Ловец человеков (сборник) - Страница 127


К оглавлению

127

Пролетарские писатели и поэты – усердно пытаются быть авиаторами, оседлав паровоз. Паровоз пыхтит искренне и старательно, но непохоже, чтобы он поднялся на воздух. За малыми исключениями (вроде Михаила Волкова в московской «Кузнице») – у всех пролеткультцев революционнейшее содержание и реакционнейшая форма. Пролеткультское искусство – пока шаг назад, к шестидесятым годам. И я боюсь – аэропланы, из числа юрких, всегда будут обгонять честные паровозы и, «притаившись под эгидой свободы, похищать ее именем мимолетное торжество».

К счастью, у масс – чутье тоньше, чем думают. И поэтому торжество юрких – только мимолетно. Так мимолетно было торжество футуристов. Так же мимолетно проторжествовал Клюев, после патриотических стихов о подлом Вильгельме – восторгавшийся «окриком в декретах» и пулеметом (восхитительная рифма: пулемет – мед!). И, кажется, не торжествовал даже мимолетно Городецкий: на вечере в Думском зале он был принят холодно, а на его вечер в Доме Искусства – не пришло и десяти человек.

А неюркие молчат. Два года тому назад пробило «Двенадцать» Блока – и с последним, двенадцатым, ударом Блок замолчал. Еле замеченные – давно уже – промчались по темным, бестрамвайным улицам «Скифы». Одиноко белеют в темном вчера прошлогодние «Записки мечтателя» Алконоста. И мы слышим, как жалуется там Андрей Белый: «Обстоятельства жизни – рвут на части: автор подчас падает под бременем работы, ему чуждой; он месяцами не имеет возможности сосредоточиться и окончить недописанную фразу. Часто за это время перед автором вставал вопрос, нужен ли он кому-нибудь, то есть нужен ли «Петербург», «Серебряный Голубь»? Может быть, автор нужен, как учитель «стиховедения»? Если бы это было так, автор немедленно положил бы перо и старался бы найти себе место среди чистильщиков улиц, чтобы не изнасиловать свою душу суррогатами литературной деятельности…»

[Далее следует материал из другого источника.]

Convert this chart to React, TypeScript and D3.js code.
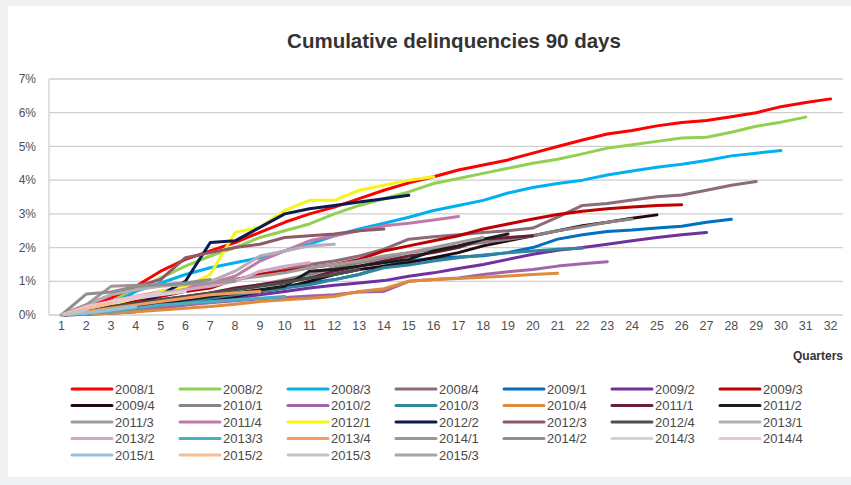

Да, это одна из причин молчания подлинной литературы. Писатель, который не может стать юрким, должен ходить на службу с портфелем, если он хочет жить. В наши дни – в театральный отдел с портфелем бегал бы Гоголь; Тургенев во «Всемирной Литературе», несомненно, переводил бы Бальзака и Флобера; Герцен читал бы лекции в Балтфлоте; Чехов служил бы в Комздраве. Иначе, чтобы жить – жить так, как пять лет назад жил студент на сорок рублей, – Гоголю пришлось бы писать в месяц по четыре «Ревизора», Тургеневу каждые два месяца по трое «Отцов и детей», Чехову – в месяц по сотне рассказов. Это кажется нелепой шуткой, но это, к несчастью, не шутка, а настоящие цифры. Труд художника слова, медленно и мучительно-радостно «воплощающего свои замыслы в бронзе», и труд словоблуда, работа Чехова и работа Брешко-Брешковского, – теперь расцениваются одинаково: на аршины, на листы. И перед писателем – выбор: или стать Брешко-Брешковским – или замолчать. Для писателя, для поэта настоящего – выбор ясен.

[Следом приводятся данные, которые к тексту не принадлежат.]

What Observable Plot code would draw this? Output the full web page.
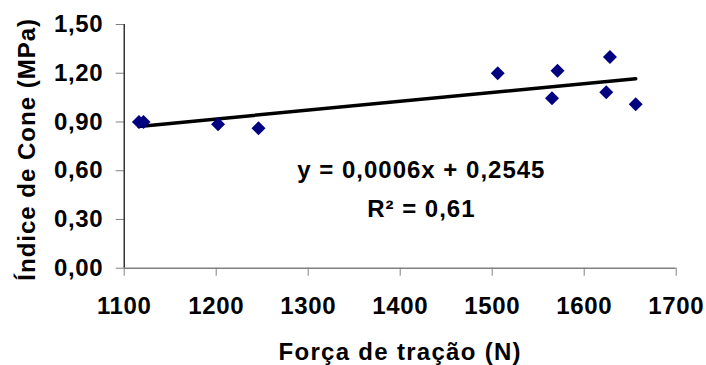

Но даже и не в этом главное: голодать русские писатели привыкли. И не в бумаге дело: главная причина молчания – не хлебная и не бумажная, а гораздо тяжелее, прочнее, железней. Главное в том, что настоящая литература может быть только там, где ее делают не исполнительные и благонадежные чиновники, а безумцы, отшельники, еретики, мечтатели, бунтари, скептики. А если писатель должен быть благоразумным, должен быть католически-правоверным, должен быть сегодня полезным, не может хлестать всех, как Свифт, не может улыбаться над всем, как Анатоль Франс, – тогда нет литературы бронзовой, а есть только бумажная, газетная, которую читают сегодня и в которую завтра завертывают глиняное мыло.

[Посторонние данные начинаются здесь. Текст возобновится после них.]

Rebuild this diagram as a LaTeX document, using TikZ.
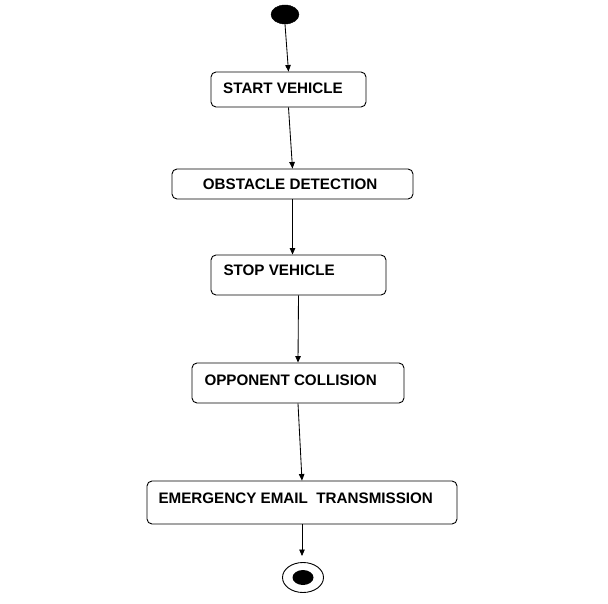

Пытающиеся строить в наше необычайное время новую культуру часто обращают взоры далеко назад: к стадиону, к театру, к играм афинского демоса. Ретроспекция правильная. Но не надо забывать, что афинская ἀγορὰ – афинский народ – умел слушать не только оды: он не боялся и жестоких бичей Аристофана. А мы… где нам думать об Аристофане, когда даже невиннейший «Работяга Словотеков» Горького снимается с репертуара, дабы охранить от соблазна этого малого несмышленыша – демос российский!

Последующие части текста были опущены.